A fuerza de no entenderlo demasiado lo consideraron como autor de vanguardia. Lo cierto es que su escritura y actitud influyeron en la cultura popular hasta ser un beat en la historia, más allá de lo estrictamente literario. Pareció más que honorable que en 1984  fuera elegido miembro de la Academia Americana y el Instituto de Artes y Letras. En su epitafio resulta más simple que nunca: “american writer”.

Su obra cumbre, “El almuerzo desnudo” (The naked lunch), se publicó en 1959. Era una América en que Fidel Castro entraba por primera vez en EE. UU. La Guerra Fría los entretenía a todos. Algunos, como el Dalai Lama, huían de Lhasa ante la usurpación de la nueva China comunista. Eisenhower era el gran héroe de la segunda guerra mundial, al frente de la máxima potencia. Era un mundo extraño, bipolar. Y el negocio de la guerra, como siempre, entre los más rentables.

En aquel contexto apareció Burroughs con “El almuerzo desnudo”, novela que hasta el día retumba como voz delirante, entre la perplejidad y el absurdo, al paroxismo. No era para menos, si se lo piensa bien. En el texto, un inocultable Burroughs se llama William Lee. Y la trama se centra en un viaje iniciático y luego abismal descenso al mundo de los estimulantes. Pero no sería justo dejarlo simplemente ahí. El autor no recuerda muy bien cuándo ni cómo la escribió.

Este texto es inolvidable, pese a haber debutado con acusaciones de obsceno. Tampoco faltaron las persecuciones y las condenas en su país. Y es un libro por momentos tan confuso y sórdido, que ni siquiera la adaptación al cine por David Cronemberg salió muy ilesa. Recién en 1962 se publicaría en parte de EE.UU. El debut sucedió en Paris, mediante la editorial Olympia Press.

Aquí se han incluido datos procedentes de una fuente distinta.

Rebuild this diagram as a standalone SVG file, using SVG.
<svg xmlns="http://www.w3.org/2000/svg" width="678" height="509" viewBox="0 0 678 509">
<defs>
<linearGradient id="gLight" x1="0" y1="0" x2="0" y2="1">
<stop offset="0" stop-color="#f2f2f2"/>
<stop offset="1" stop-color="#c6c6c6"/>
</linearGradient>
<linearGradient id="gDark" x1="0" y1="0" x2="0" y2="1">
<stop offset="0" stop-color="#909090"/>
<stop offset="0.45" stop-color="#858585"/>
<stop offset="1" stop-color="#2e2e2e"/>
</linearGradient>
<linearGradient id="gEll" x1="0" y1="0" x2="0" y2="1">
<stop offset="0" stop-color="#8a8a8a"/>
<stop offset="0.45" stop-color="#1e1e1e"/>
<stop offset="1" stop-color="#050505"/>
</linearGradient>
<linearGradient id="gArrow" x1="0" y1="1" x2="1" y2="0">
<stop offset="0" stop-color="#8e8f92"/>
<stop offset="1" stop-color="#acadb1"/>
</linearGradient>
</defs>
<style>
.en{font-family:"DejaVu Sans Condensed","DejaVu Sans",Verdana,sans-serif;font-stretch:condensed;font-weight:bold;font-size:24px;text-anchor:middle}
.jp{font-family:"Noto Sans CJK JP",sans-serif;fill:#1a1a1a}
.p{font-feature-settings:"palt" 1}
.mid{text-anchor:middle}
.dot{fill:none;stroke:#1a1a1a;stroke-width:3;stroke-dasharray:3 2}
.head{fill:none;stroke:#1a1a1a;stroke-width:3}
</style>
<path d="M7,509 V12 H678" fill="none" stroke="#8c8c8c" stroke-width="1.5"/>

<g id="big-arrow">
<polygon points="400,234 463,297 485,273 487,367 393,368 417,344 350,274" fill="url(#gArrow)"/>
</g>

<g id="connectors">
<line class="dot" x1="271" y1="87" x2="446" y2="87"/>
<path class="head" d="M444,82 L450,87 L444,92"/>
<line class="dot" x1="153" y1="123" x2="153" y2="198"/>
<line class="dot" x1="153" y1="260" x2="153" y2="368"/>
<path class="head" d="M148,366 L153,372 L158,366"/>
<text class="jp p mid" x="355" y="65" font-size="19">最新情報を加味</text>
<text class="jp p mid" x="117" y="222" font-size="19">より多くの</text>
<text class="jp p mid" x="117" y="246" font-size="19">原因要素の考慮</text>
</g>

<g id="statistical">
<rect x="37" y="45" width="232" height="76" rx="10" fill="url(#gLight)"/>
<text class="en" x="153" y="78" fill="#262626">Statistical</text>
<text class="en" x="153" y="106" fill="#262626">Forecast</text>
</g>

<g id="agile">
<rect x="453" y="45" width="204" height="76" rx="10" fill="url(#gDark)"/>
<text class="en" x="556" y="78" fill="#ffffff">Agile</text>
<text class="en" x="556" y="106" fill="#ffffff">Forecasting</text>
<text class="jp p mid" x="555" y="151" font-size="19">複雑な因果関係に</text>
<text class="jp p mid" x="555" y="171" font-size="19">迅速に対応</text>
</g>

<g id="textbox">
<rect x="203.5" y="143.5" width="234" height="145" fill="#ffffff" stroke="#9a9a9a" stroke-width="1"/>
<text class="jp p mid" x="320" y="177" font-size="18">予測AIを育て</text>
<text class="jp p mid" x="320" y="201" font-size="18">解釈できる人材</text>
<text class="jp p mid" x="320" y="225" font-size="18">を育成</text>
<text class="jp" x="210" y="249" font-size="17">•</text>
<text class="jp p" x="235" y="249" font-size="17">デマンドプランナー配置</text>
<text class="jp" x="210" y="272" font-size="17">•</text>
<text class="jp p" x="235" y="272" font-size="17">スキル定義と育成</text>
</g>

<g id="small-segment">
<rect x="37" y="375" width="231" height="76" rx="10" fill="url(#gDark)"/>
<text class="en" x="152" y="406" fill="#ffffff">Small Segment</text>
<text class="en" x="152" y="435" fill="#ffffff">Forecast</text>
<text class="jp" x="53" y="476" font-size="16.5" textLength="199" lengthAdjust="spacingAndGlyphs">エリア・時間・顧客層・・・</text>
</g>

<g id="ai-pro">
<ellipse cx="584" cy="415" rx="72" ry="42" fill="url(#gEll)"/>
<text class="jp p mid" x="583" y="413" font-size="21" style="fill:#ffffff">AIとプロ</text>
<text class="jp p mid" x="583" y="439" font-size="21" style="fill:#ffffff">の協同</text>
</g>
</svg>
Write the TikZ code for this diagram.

Cinco años antes de editarla Burroughs vivía en Tánger, seducido por el Marruecos más ancestral, convertido en Meca de adictos a sustancias innumerables. La leyenda cuenta que pasó su último allí sin bañarse ni cambiar su ropa. Saltaría a Londres, para someterse a un proceso de rehabilitación con apomorfina, derivado de la morfina.

“El almuerzo desnudo” le debe, y mucho, a la insistencia de los amigos del escritor, Allen Ginsberg y Jack Kerouac, quienes lo visitaron en Tánger en 1957. Pese al estado calamitoso, la producción no cesaba y amontonaba papeles, casi sin ninguna clasificación.

Ginsberg y Kerouac olieron una historia y lo ayudaron a mecanografiar, editar y organizar los episodios de la novela. Las más de dos decenas de situaciones transcurren en zonas marginales de Chicago, New York, México (allí donde el escritor cargó mortalmente a su mujer, en un accidente), y también en Tánger. Al clima perturbador de lo que sería la cocina del infierno, se le agregan toques de homosexualidad descarnada.

En este texto Burroughs comenzaría una búsqueda dentro del lenguaje y las formas narrativas. Edificó un collage, al estilo del copy paste tan usual en varias disciplinas artísticas del mundo contemporáneo. Pero todo más bien parece salido de las entrañas. Y si el estilo es eso que nos diferencia entre unos y otros, pues bien, el de esta gloria americana quizá haya sido tan espontáneo como irrevocable.